What the task asks: Please list all lines of the material below in which the string "this" occurs.
>> START Information supplied
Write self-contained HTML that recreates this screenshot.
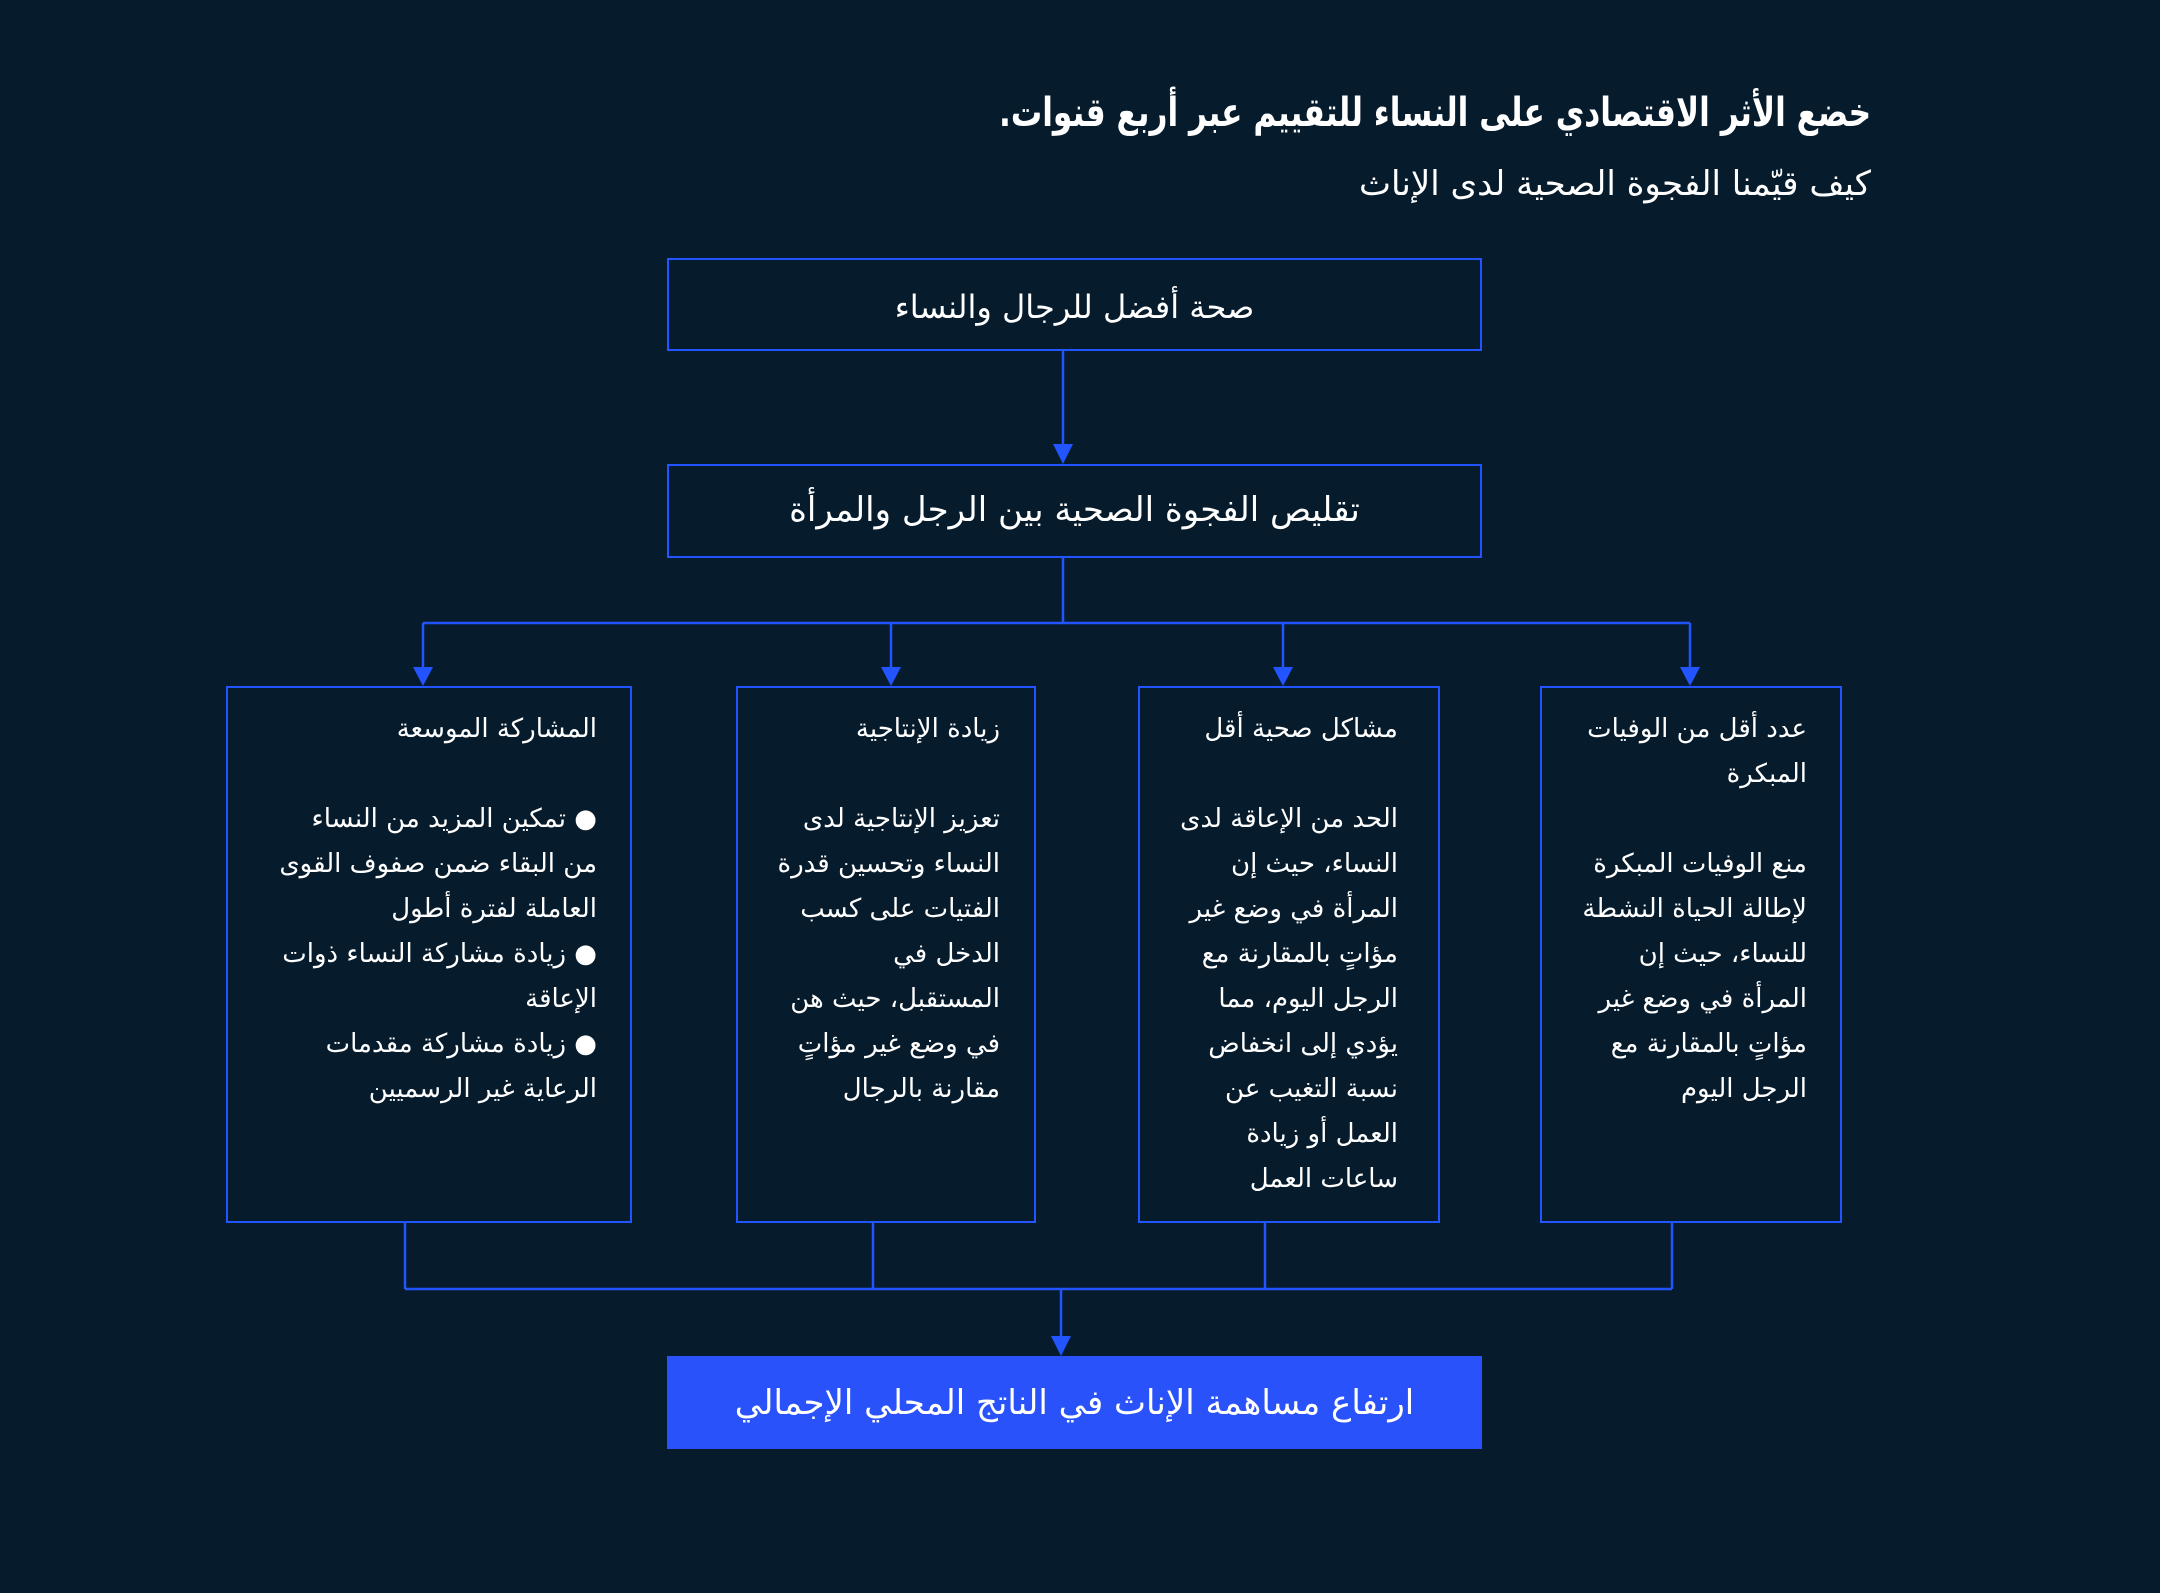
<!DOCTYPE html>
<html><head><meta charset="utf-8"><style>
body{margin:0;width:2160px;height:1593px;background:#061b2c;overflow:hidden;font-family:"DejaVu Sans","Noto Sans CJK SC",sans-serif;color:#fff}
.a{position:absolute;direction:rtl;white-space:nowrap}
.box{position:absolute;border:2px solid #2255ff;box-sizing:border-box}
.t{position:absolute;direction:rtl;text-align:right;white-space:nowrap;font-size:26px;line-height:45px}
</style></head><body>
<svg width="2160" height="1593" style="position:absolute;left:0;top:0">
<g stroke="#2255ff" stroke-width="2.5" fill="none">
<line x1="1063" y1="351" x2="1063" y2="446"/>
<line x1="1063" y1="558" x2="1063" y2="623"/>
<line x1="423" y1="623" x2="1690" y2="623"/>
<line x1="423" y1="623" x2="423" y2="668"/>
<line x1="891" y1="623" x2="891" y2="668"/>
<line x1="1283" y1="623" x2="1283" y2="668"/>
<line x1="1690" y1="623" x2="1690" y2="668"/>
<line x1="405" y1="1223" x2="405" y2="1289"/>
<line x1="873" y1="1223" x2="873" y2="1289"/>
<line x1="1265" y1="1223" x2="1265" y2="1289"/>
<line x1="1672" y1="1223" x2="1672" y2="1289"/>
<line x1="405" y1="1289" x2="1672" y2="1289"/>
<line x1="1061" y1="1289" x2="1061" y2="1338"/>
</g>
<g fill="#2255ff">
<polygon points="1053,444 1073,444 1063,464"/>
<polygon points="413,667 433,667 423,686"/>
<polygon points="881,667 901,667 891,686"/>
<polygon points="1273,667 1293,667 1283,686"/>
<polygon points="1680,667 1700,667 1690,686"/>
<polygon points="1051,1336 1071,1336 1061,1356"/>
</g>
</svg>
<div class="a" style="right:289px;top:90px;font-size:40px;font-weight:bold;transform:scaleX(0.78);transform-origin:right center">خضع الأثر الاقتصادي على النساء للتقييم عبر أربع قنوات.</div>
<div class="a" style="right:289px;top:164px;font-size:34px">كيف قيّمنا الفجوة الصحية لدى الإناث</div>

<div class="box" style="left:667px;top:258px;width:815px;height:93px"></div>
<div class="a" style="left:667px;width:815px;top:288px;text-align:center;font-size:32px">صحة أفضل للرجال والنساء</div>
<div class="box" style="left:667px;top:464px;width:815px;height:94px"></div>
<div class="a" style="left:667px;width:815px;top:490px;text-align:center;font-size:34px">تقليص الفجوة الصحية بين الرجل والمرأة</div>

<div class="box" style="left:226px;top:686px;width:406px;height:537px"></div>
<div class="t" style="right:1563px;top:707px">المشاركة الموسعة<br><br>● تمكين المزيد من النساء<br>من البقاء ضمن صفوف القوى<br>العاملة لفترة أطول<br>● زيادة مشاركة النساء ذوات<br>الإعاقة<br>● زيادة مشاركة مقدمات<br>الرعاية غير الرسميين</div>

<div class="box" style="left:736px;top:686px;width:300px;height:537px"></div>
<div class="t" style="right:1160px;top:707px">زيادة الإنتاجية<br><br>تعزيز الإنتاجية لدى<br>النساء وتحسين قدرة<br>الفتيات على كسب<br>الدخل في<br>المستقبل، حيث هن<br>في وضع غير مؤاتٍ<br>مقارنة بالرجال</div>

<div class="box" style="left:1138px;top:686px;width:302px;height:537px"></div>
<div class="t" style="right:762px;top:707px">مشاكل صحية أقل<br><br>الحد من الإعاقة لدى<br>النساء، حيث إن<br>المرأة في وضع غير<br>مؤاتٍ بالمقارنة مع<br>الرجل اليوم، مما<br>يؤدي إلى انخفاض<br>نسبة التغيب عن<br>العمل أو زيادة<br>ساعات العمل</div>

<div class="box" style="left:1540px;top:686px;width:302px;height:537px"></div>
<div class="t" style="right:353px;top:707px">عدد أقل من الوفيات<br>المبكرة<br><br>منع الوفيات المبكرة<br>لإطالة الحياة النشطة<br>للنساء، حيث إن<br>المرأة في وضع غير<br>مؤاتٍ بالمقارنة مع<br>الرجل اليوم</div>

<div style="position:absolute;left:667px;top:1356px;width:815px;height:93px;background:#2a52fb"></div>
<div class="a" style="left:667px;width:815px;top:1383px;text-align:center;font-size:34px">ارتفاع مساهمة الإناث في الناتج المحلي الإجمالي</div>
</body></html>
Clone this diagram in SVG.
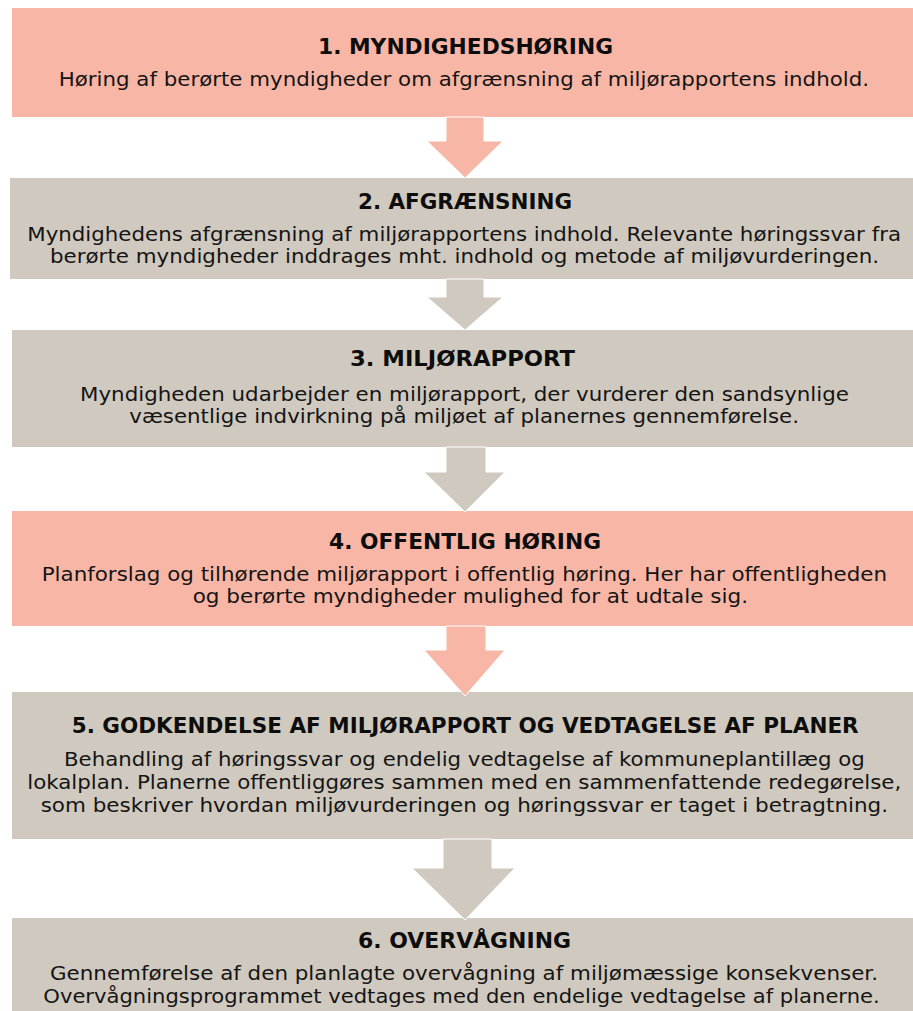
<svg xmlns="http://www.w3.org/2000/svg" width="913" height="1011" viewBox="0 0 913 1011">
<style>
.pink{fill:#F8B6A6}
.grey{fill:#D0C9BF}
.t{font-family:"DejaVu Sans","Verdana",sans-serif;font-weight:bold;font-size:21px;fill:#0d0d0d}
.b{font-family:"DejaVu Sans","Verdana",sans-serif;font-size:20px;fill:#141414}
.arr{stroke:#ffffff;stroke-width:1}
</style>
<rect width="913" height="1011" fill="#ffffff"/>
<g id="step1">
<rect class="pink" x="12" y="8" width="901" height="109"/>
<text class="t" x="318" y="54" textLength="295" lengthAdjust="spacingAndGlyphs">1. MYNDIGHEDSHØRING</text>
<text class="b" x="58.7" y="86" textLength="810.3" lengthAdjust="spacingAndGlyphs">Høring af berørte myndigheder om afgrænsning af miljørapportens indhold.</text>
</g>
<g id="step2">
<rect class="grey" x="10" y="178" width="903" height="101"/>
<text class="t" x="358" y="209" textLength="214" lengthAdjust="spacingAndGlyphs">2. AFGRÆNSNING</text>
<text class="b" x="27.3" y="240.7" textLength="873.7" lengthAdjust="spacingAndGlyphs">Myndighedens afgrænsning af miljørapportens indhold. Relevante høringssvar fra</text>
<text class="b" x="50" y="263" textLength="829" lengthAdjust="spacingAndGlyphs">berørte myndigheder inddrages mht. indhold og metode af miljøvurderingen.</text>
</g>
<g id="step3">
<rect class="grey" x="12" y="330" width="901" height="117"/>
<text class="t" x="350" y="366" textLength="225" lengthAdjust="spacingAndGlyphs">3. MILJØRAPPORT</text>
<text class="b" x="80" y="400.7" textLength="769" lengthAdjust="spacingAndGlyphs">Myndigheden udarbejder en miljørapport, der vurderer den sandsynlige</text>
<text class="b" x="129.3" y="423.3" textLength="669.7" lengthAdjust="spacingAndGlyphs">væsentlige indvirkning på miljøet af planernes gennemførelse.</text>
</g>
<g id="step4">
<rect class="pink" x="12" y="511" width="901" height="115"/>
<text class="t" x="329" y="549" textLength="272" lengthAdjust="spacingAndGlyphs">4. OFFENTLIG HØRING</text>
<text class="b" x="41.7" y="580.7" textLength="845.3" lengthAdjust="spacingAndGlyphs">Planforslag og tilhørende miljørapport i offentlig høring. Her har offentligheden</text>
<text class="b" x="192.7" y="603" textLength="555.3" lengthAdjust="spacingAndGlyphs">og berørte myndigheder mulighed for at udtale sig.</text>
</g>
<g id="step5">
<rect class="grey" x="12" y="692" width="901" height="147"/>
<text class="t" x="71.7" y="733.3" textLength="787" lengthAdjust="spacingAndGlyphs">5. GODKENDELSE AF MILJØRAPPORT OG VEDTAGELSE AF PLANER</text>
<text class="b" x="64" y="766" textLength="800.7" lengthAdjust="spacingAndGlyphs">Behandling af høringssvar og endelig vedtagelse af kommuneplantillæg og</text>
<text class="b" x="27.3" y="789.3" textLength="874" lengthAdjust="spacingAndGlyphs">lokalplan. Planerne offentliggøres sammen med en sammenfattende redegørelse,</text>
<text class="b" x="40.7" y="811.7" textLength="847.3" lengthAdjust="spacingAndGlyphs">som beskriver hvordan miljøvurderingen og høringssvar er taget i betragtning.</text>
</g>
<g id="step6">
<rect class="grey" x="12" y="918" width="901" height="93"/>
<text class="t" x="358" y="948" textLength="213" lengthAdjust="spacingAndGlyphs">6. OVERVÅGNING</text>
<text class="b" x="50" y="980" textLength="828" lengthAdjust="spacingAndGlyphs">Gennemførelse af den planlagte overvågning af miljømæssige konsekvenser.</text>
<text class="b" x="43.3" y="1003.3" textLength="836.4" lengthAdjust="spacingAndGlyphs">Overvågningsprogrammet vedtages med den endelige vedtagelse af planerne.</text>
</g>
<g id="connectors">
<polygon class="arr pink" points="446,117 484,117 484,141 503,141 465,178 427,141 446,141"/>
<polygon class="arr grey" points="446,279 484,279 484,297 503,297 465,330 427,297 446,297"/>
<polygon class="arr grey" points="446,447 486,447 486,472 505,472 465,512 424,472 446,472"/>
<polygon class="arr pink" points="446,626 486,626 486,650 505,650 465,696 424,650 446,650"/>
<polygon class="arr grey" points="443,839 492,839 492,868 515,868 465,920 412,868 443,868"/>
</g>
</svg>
>> END Information supplied
Task result:
Write self-contained HTML that recreates this screenshot.
Clone this diagram in SVG.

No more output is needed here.